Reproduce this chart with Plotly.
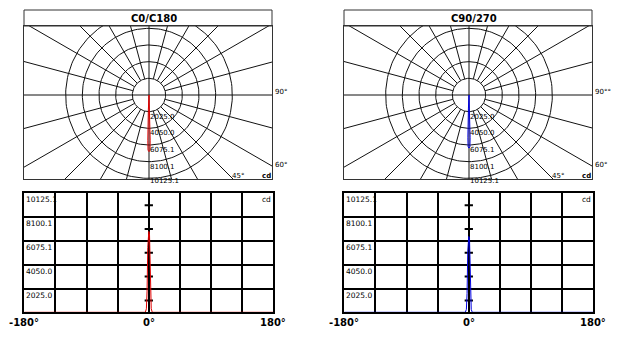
import numpy as np
import plotly.graph_objects as go

# ---------------- data ----------------
titles = ["C0/C180", "C90/270"]
ring_values = [2025.0, 4050.0, 6075.1, 8100.1, 10125.1]
ring_labels = ["2025.0", "4050.0", "6075.1", "8100.1", "10125.1"]
x_tick_labels = ["-180°", "0°", "180°"]
x_tick_vals = [-180, 0, 180]

angles_c0 = [-180, -5, -3.5, -2.5, -1.5, -1, 0, 1, 1.5, 2.5, 3.5, 5, 180]
cd_c0 = [0, 0, 300, 1800, 5500, 6700, 6880, 6700, 5500, 1800, 300, 0, 0]
angles_c90 = [-180, -5, -3.5, -2.5, -1.5, -1, 0, 1, 1.5, 2.5, 3.5, 5, 180]
cd_c90 = [0, 0, 250, 1600, 5200, 6300, 6450, 6300, 5200, 1600, 250, 0, 0]

W, H = 632, 339
MAXV = 10125.1
FONT = "DejaVu Sans"

fig = go.Figure()


def px(x):
    return x / W


def py(y):
    return 1 - y / H


panels = [
    dict(dx=0, title=titles[0], ang=angles_c0, cd=cd_c0, color="#e00000", sfx=("", "2")),
    dict(dx=320, title=titles[1], ang=angles_c90, cd=cd_c90, color="#0000e0", sfx=("3", "4")),
]

k = MAXV / 83.33  # cd per pixel in polar diagram
shapes = []
annotations = []

for p in panels:
    dx = p["dx"]
    ps, cs = p["sfx"]
    xa_p = "x" + ps
    ya_p = "y" + ps
    xa_c = "x" + cs
    ya_c = "y" + cs
    # --- polar box geometry (pixels)
    L, R, T, B = 24 + dx, 272 + dx, 26, 179
    CX, CY = 149 + dx, 95
    xr = [-(CX - L) * k, (R - CX) * k]
    yr = [-(B - CY) * k, (CY - T) * k]

    # circles
    th = np.radians(np.arange(0, 362, 2))
    cx, cy = [], []
    for r in ring_values:
        cx += list(r * np.sin(th)) + [None]
        cy += list(r * np.cos(th)) + [None]
    # spokes every 15 deg starting at first ring
    big = 40000
    for a in range(0, 360, 15):
        t = np.radians(a)
        if a % 90 == 0:
            continue
        cx += [ring_values[0] * np.sin(t), big * np.sin(t), None]
        cy += [ring_values[0] * np.cos(t), big * np.cos(t), None]
    cx += [-big, big, None, 0, 0, None]
    cy += [0, 0, None, -big, big, None]
    fig.add_trace(go.Scatter(x=cx, y=cy, mode="lines", line=dict(color="#111", width=1),
                             xaxis=xa_p, yaxis=ya_p, hoverinfo="skip", showlegend=False))
    # curve
    a = np.radians(np.array(p["ang"], dtype=float))
    c = np.array(p["cd"], dtype=float)
    fig.add_trace(go.Scatter(x=c * np.sin(a), y=-c * np.cos(a), mode="lines",
                             line=dict(color=p["color"], width=1),
                             xaxis=xa_p, yaxis=ya_p, hoverinfo="skip", showlegend=False))

    fig.layout["xaxis" + ps] = dict(domain=[px(L), px(R)], range=xr, anchor=ya_p,
                                    showgrid=False, zeroline=False, showticklabels=False,
                                    showline=True, mirror=True, linecolor="#333", linewidth=1,
                                    ticks="", fixedrange=True)
    fig.layout["yaxis" + ps] = dict(domain=[py(B), py(T)], range=yr, anchor=xa_p,
                                    showgrid=False, zeroline=False, showticklabels=False,
                                    showline=True, mirror=True, linecolor="#333", linewidth=1,
                                    ticks="", fixedrange=True)
    # title strip
    shapes.append(dict(type="rect", xref="paper", yref="paper", x0=px(L), x1=px(R),
                       y0=py(T), y1=py(10), line=dict(color="#333", width=1)))
    annotations.append(dict(text="<b>%s</b>" % p["title"], xref="paper", yref="paper",
                            x=px(L + 129.5), y=py(11), xanchor="center", yanchor="top",
                            showarrow=False,
                            font=dict(family=FONT, size=10, color="black")))
    # ring labels
    for i, (v, lab) in enumerate(zip(ring_values, ring_labels)):
        annotations.append(dict(text=lab, xref=xa_p, yref=ya_p, x=0, y=-v,
                                xanchor="left", yanchor="middle", xshift=-1,
                                yshift=-5 if i < 4 else -2.5, showarrow=False,
                                font=dict(family=FONT, size=7, color="black")))
    deg90 = "90°" if dx == 0 else "90°°"
    annotations += [
        dict(text=deg90, xref="paper", yref="paper", x=px(R + 1), y=py(92),
             xanchor="left", yanchor="middle", showarrow=False,
             font=dict(family=FONT, size=7, color="black")),
        dict(text="60°", xref="paper", yref="paper", x=px(R + 1), y=py(165),
             xanchor="left", yanchor="middle", showarrow=False,
             font=dict(family=FONT, size=7, color="black")),
        dict(text="45°", xref="paper", yref="paper", x=px(CX + 81), y=py(176),
             xanchor="left", yanchor="middle", showarrow=False,
             font=dict(family=FONT, size=7, color="black")),
        dict(text="<b>cd</b>", xref="paper", yref="paper", x=px(R + 1), y=py(176),
             xanchor="right", yanchor="middle", showarrow=False,
             font=dict(family=FONT, size=7, color="black")),
    ]

    # --- cartesian chart
    L2, R2, T2, B2 = 24.3 + dx, 273.3 + dx, 193.3, 312.3
    step = MAXV / 5
    yt = [step * i for i in range(6)]
    # ticks on the 0 line
    tx, ty = [], []
    for i in range(5):
        ym = step * (i + 0.5)
        tx += [-6, 6, None]
        ty += [ym, ym, None]
    fig.add_trace(go.Scatter(x=tx, y=ty, mode="lines", line=dict(color="black", width=2),
                             xaxis=xa_c, yaxis=ya_c, hoverinfo="skip", showlegend=False))
    fig.add_trace(go.Scatter(x=p["ang"], y=p["cd"], mode="lines",
                             line=dict(color=p["color"], width=1),
                             xaxis=xa_c, yaxis=ya_c, hoverinfo="skip", showlegend=False))
    fig.layout["xaxis" + cs] = dict(domain=[px(L2), px(R2)], range=[-180, 180], anchor=ya_c,
                                    tickvals=list(range(-180, 181, 45)), showticklabels=False,
                                    showgrid=True, gridcolor="black", gridwidth=2,
                                    zeroline=False, showline=True, mirror=True,
                                    linecolor="black", linewidth=2, ticks="", fixedrange=True)
    fig.layout["yaxis" + cs] = dict(domain=[py(B2), py(T2)], range=[0, MAXV], anchor=xa_c,
                                    tickvals=yt, showticklabels=False,
                                    showgrid=True, gridcolor="black", gridwidth=2,
                                    zeroline=False, showline=True, mirror=True,
                                    linecolor="black", linewidth=2, ticks="", fixedrange=True)
    for v, lab in zip(ring_values, ring_labels):
        annotations.append(dict(text=lab, xref=xa_c, yref=ya_c, x=-180, y=v,
                                xanchor="left", yanchor="middle", yshift=-6.5, xshift=0,
                                showarrow=False, font=dict(family=FONT, size=7.5, color="black")))
    annotations.append(dict(text="cd", xref=xa_c, yref=ya_c, x=180, y=MAXV,
                            xanchor="right", yanchor="middle", yshift=-6.5,
                            showarrow=False, font=dict(family=FONT, size=7.5, color="black")))
    for v, lab in zip(x_tick_vals, x_tick_labels):
        annotations.append(dict(text="<b>%s</b>" % lab, xref=xa_c, yref="paper", x=v,
                                y=py(322.5), xanchor="center", yanchor="middle",
                                showarrow=False, font=dict(family=FONT, size=10, color="black")))

fig.update_layout(width=W, height=H, margin=dict(l=0, r=0, t=0, b=0),
                  paper_bgcolor="white", plot_bgcolor="white",
                  shapes=shapes, annotations=annotations, showlegend=False)

fig.write_html("out.html")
──────────────────────────────
Output an exact copy of the material, with the pictures removed.

Reproduce this chart with Plotly.
import numpy as np
import plotly.graph_objects as go

# ---------------- data ----------------
titles = ["C0/C180", "C90/270"]
ring_values = [2025.0, 4050.0, 6075.1, 8100.1, 10125.1]
ring_labels = ["2025.0", "4050.0", "6075.1", "8100.1", "10125.1"]
x_tick_labels = ["-180°", "0°", "180°"]
x_tick_vals = [-180, 0, 180]

angles_c0 = [-180, -5, -3.5, -2.5, -1.5, -1, 0, 1, 1.5, 2.5, 3.5, 5, 180]
cd_c0 = [0, 0, 300, 1800, 5500, 6700, 6880, 6700, 5500, 1800, 300, 0, 0]
angles_c90 = [-180, -5, -3.5, -2.5, -1.5, -1, 0, 1, 1.5, 2.5, 3.5, 5, 180]
cd_c90 = [0, 0, 250, 1600, 5200, 6300, 6450, 6300, 5200, 1600, 250, 0, 0]

W, H = 632, 339
MAXV = 10125.1
FONT = "DejaVu Sans"

fig = go.Figure()


def px(x):
    return x / W


def py(y):
    return 1 - y / H


panels = [
    dict(dx=0, title=titles[0], ang=angles_c0, cd=cd_c0, color="#e00000", sfx=("", "2")),
    dict(dx=320, title=titles[1], ang=angles_c90, cd=cd_c90, color="#0000e0", sfx=("3", "4")),
]

k = MAXV / 83.33  # cd per pixel in polar diagram
shapes = []
annotations = []

for p in panels:
    dx = p["dx"]
    ps, cs = p["sfx"]
    xa_p = "x" + ps
    ya_p = "y" + ps
    xa_c = "x" + cs
    ya_c = "y" + cs
    # --- polar box geometry (pixels)
    L, R, T, B = 24 + dx, 272 + dx, 26, 179
    CX, CY = 149 + dx, 95
    xr = [-(CX - L) * k, (R - CX) * k]
    yr = [-(B - CY) * k, (CY - T) * k]

    # circles
    th = np.radians(np.arange(0, 362, 2))
    cx, cy = [], []
    for r in ring_values:
        cx += list(r * np.sin(th)) + [None]
        cy += list(r * np.cos(th)) + [None]
    # spokes every 15 deg starting at first ring
    big = 40000
    for a in range(0, 360, 15):
        t = np.radians(a)
        if a % 90 == 0:
            continue
        cx += [ring_values[0] * np.sin(t), big * np.sin(t), None]
        cy += [ring_values[0] * np.cos(t), big * np.cos(t), None]
    cx += [-big, big, None, 0, 0, None]
    cy += [0, 0, None, -big, big, None]
    fig.add_trace(go.Scatter(x=cx, y=cy, mode="lines", line=dict(color="#111", width=1),
                             xaxis=xa_p, yaxis=ya_p, hoverinfo="skip", showlegend=False))
    # curve
    a = np.radians(np.array(p["ang"], dtype=float))
    c = np.array(p["cd"], dtype=float)
    fig.add_trace(go.Scatter(x=c * np.sin(a), y=-c * np.cos(a), mode="lines",
                             line=dict(color=p["color"], width=1),
                             xaxis=xa_p, yaxis=ya_p, hoverinfo="skip", showlegend=False))

    fig.layout["xaxis" + ps] = dict(domain=[px(L), px(R)], range=xr, anchor=ya_p,
                                    showgrid=False, zeroline=False, showticklabels=False,
                                    showline=True, mirror=True, linecolor="#333", linewidth=1,
                                    ticks="", fixedrange=True)
    fig.layout["yaxis" + ps] = dict(domain=[py(B), py(T)], range=yr, anchor=xa_p,
                                    showgrid=False, zeroline=False, showticklabels=False,
                                    showline=True, mirror=True, linecolor="#333", linewidth=1,
                                    ticks="", fixedrange=True)
    # title strip
    shapes.append(dict(type="rect", xref="paper", yref="paper", x0=px(L), x1=px(R),
                       y0=py(T), y1=py(10), line=dict(color="#333", width=1)))
    annotations.append(dict(text="<b>%s</b>" % p["title"], xref="paper", yref="paper",
                            x=px(L + 129.5), y=py(11), xanchor="center", yanchor="top",
                            showarrow=False,
                            font=dict(family=FONT, size=10, color="black")))
    # ring labels
    for i, (v, lab) in enumerate(zip(ring_values, ring_labels)):
        annotations.append(dict(text=lab, xref=xa_p, yref=ya_p, x=0, y=-v,
                                xanchor="left", yanchor="middle", xshift=-1,
                                yshift=-5 if i < 4 else -2.5, showarrow=False,
                                font=dict(family=FONT, size=7, color="black")))
    deg90 = "90°" if dx == 0 else "90°°"
    annotations += [
        dict(text=deg90, xref="paper", yref="paper", x=px(R + 1), y=py(92),
             xanchor="left", yanchor="middle", showarrow=False,
             font=dict(family=FONT, size=7, color="black")),
        dict(text="60°", xref="paper", yref="paper", x=px(R + 1), y=py(165),
             xanchor="left", yanchor="middle", showarrow=False,
             font=dict(family=FONT, size=7, color="black")),
        dict(text="45°", xref="paper", yref="paper", x=px(CX + 81), y=py(176),
             xanchor="left", yanchor="middle", showarrow=False,
             font=dict(family=FONT, size=7, color="black")),
        dict(text="<b>cd</b>", xref="paper", yref="paper", x=px(R + 1), y=py(176),
             xanchor="right", yanchor="middle", showarrow=False,
             font=dict(family=FONT, size=7, color="black")),
    ]

    # --- cartesian chart
    L2, R2, T2, B2 = 24.3 + dx, 273.3 + dx, 193.3, 312.3
    step = MAXV / 5
    yt = [step * i for i in range(6)]
    # ticks on the 0 line
    tx, ty = [], []
    for i in range(5):
        ym = step * (i + 0.5)
        tx += [-6, 6, None]
        ty += [ym, ym, None]
    fig.add_trace(go.Scatter(x=tx, y=ty, mode="lines", line=dict(color="black", width=2),
                             xaxis=xa_c, yaxis=ya_c, hoverinfo="skip", showlegend=False))
    fig.add_trace(go.Scatter(x=p["ang"], y=p["cd"], mode="lines",
                             line=dict(color=p["color"], width=1),
                             xaxis=xa_c, yaxis=ya_c, hoverinfo="skip", showlegend=False))
    fig.layout["xaxis" + cs] = dict(domain=[px(L2), px(R2)], range=[-180, 180], anchor=ya_c,
                                    tickvals=list(range(-180, 181, 45)), showticklabels=False,
                                    showgrid=True, gridcolor="black", gridwidth=2,
                                    zeroline=False, showline=True, mirror=True,
                                    linecolor="black", linewidth=2, ticks="", fixedrange=True)
    fig.layout["yaxis" + cs] = dict(domain=[py(B2), py(T2)], range=[0, MAXV], anchor=xa_c,
                                    tickvals=yt, showticklabels=False,
                                    showgrid=True, gridcolor="black", gridwidth=2,
                                    zeroline=False, showline=True, mirror=True,
                                    linecolor="black", linewidth=2, ticks="", fixedrange=True)
    for v, lab in zip(ring_values, ring_labels):
        annotations.append(dict(text=lab, xref=xa_c, yref=ya_c, x=-180, y=v,
                                xanchor="left", yanchor="middle", yshift=-6.5, xshift=0,
                                showarrow=False, font=dict(family=FONT, size=7.5, color="black")))
    annotations.append(dict(text="cd", xref=xa_c, yref=ya_c, x=180, y=MAXV,
                            xanchor="right", yanchor="middle", yshift=-6.5,
                            showarrow=False, font=dict(family=FONT, size=7.5, color="black")))
    for v, lab in zip(x_tick_vals, x_tick_labels):
        annotations.append(dict(text="<b>%s</b>" % lab, xref=xa_c, yref="paper", x=v,
                                y=py(322.5), xanchor="center", yanchor="middle",
                                showarrow=False, font=dict(family=FONT, size=10, color="black")))

fig.update_layout(width=W, height=H, margin=dict(l=0, r=0, t=0, b=0),
                  paper_bgcolor="white", plot_bgcolor="white",
                  shapes=shapes, annotations=annotations, showlegend=False)

fig.write_html("out.html")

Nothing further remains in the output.